Водружение русами отрубленной головы на стене также находит подобие в былинах и сказках – в виде оград дворов и крепостей, усаженных «головушками молодецкими», что отмечено еще В.В. Чердынцевым. Головами усажена ограда не только у Маринки Кайдаловны с Соловьем-разбойником, но и у Чурилы Пленковича[89]. Илья и Алеша, привозящие на копье вражьи головы, персонажи, безусловно, положительные.

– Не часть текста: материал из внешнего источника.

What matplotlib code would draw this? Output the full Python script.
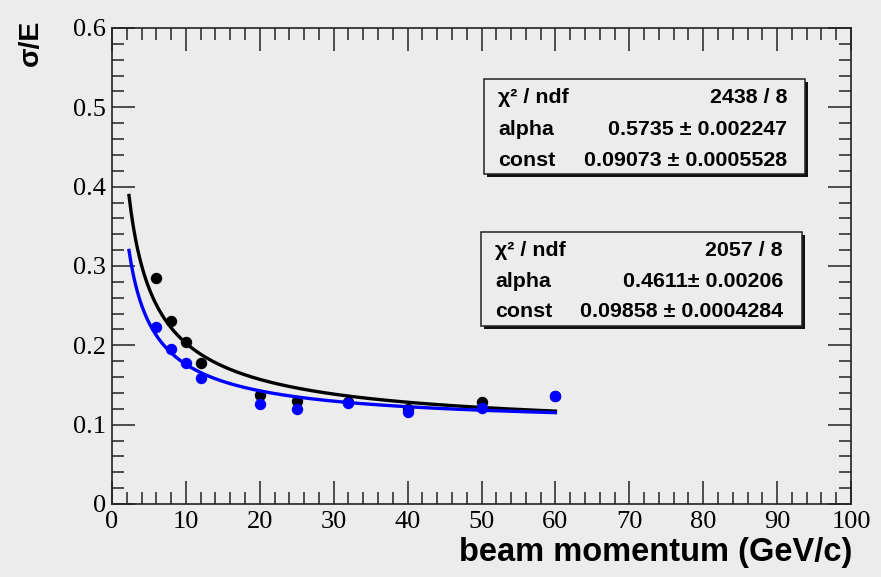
import numpy as np
import matplotlib
matplotlib.use("Agg")
import matplotlib.pyplot as plt
from matplotlib.patches import Rectangle
from matplotlib.ticker import MultipleLocator, FixedLocator, FixedFormatter

# Beam momentum (GeV/c) and measured energy resolution sigma/E
p_black = [6, 8, 10, 12, 20, 25, 32, 40, 50, 60]
s_black = [0.2845, 0.231, 0.204, 0.178, 0.137, 0.130, 0.129, 0.120, 0.128, 0.136]
p_blue = [6, 8, 10, 12, 20, 25, 32, 40, 50, 60]
s_blue = [0.2235, 0.196, 0.178, 0.159, 0.126, 0.120, 0.127, 0.1155, 0.1205, 0.1365]

# Fit results: sigma/E = alpha/sqrt(p) (+) const
fit_black = {"chi2": "2438 / 8", "alpha": 0.5735, "alpha_err": "0.002247",
             "const": 0.09073, "const_err": "0.0005528"}
fit_blue = {"chi2": "2057 / 8", "alpha": 0.4611, "alpha_err": "0.00206",
            "const": 0.09858, "const_err": "0.0004284"}
fit_range = (2.3, 60.0)

x_ticks = [0, 10, 20, 30, 40, 50, 60, 70, 80, 90, 100]
y_ticks = [0, 0.1, 0.2, 0.3, 0.4, 0.5, 0.6]
y_tick_labels = ["0", "0.1", "0.2", "0.3", "0.4", "0.5", "0.6"]

W, H = 881, 577
BG = "#ececec"
fig = plt.figure(figsize=(W / 100, H / 100), dpi=100, facecolor=BG)


def fx(x):
    return x / W


def fy(y):
    return 1 - y / H


ax_l, ax_r, ax_t, ax_b = 112, 851, 28, 504
ax = fig.add_axes([fx(ax_l), fy(ax_b), (ax_r - ax_l) / W, (ax_b - ax_t) / H])
ax.set_facecolor(BG)
ax.set_xlim(0, 100)
ax.set_ylim(0, 0.6)


def resolution(p, alpha, const):
    return np.sqrt(alpha ** 2 / p + const ** 2)


pp = np.linspace(fit_range[0], fit_range[1], 400)

ax.plot(p_black, s_black, "o", color="black", ms=7.2, zorder=3)
ax.plot(pp, resolution(pp, fit_black["alpha"], fit_black["const"]),
        color="black", lw=2.4, zorder=4)
ax.plot(p_blue, s_blue, "o", color="#0000ff", ms=7.2, zorder=5)
ax.plot(pp, resolution(pp, fit_blue["alpha"], fit_blue["const"]),
        color="#0000ff", lw=2.4, zorder=6)

# Axis frame and ticks
for s in ax.spines.values():
    s.set_linewidth(1.2)
    s.set_color("#222222")

ax.xaxis.set_major_locator(FixedLocator(x_ticks))
ax.xaxis.set_minor_locator(MultipleLocator(2))
ax.yaxis.set_major_locator(FixedLocator(y_ticks))
ax.yaxis.set_major_formatter(FixedFormatter(y_tick_labels))
ax.yaxis.set_minor_locator(MultipleLocator(0.02))
ax.tick_params(which="both", direction="in", top=True, right=True,
               color="#222222", width=1.1)
ax.tick_params(which="major", length=16.5)
ax.tick_params(which="minor", length=8.5)
ax.tick_params(axis="x", which="major", pad=5)
ax.tick_params(axis="y", which="major", pad=4.5)
for lab in ax.get_xticklabels() + ax.get_yticklabels():
    lab.set_fontfamily("Liberation Serif")
    lab.set_fontsize(19)

# Axis titles
fig.text(fx(31), fy(20), "σ/E", rotation=90, ha="center", va="top",
         fontsize=20.5, fontweight="bold", fontfamily="Liberation Sans")
fig.text(fx(852), fy(561), "beam momentum (GeV/c)", ha="right",
         va="baseline", fontsize=23.5, fontweight="bold",
         fontfamily="Liberation Sans")


def stat_box(x0, y0, x1, y1, rows, left, right):
    shadow = Rectangle((fx(x0 + 3), fy(y1 + 3)), (x1 - x0) / W, (y1 - y0) / H,
                       transform=fig.transFigure, facecolor="#111111",
                       edgecolor="none", zorder=10)
    box = Rectangle((fx(x0), fy(y1)), (x1 - x0) / W, (y1 - y0) / H,
                    transform=fig.transFigure, facecolor=BG,
                    edgecolor="#222222", lw=1.1, zorder=11)
    fig.add_artist(shadow)
    fig.add_artist(box)
    for name, value, base in rows:
        fig.text(fx(left), fy(base), name, ha="left", va="baseline",
                 fontsize=15.4, fontweight="bold",
                 fontfamily=["Liberation Sans", "DejaVu Sans"], zorder=12)
        fig.text(fx(right), fy(base), value, ha="right", va="baseline",
                 fontsize=15.4, fontweight="bold",
                 fontfamily=["Liberation Sans", "DejaVu Sans"], zorder=12)


stat_box(484, 79, 805, 174, [
    ("χ² / ndf", fit_black["chi2"], 103),
    ("alpha", f"{fit_black['alpha']} ± {fit_black['alpha_err']}", 135),
    ("const", f"{fit_black['const']:.5f} ± {fit_black['const_err']}", 166),
], 498, 787)

stat_box(481, 232, 802, 326, [
    ("χ² / ndf", fit_blue["chi2"], 256),
    ("alpha", f"{fit_blue['alpha']}± {fit_blue['alpha_err']}", 287),
    ("const", f"{fit_blue['const']:.5f} ± {fit_blue['const_err']}", 317),
], 495, 783)

fig.savefig("out.png", dpi=100, facecolor=BG)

Иногда голову просто увозят в качестве трофея, причём в таком случае герой непременно подчеркнет сходство отрубленной головы с «пивным котлом»[90]. Речь прямо идет об изготовлении из вражьей головы сосуда для ритуального напитка. Чаши из человеческих черепов – древний индоевропейский и общеславянский обычай. Римлянин Орозий рассказывает, что кельтское племя скордисков изготавливает из вражеских голов пиршественные кубки[91]. Знаменито аналогичное свидетельство Геродота о скифах[92]. Индоарийской традиции знакомы «капала» – чаши из человеческих черепов[93]. Болгарин Крум в 811 г. изготовил чашу из черепа византийского императора Никифора и пил из нее на пиру со славянскими князьями[94].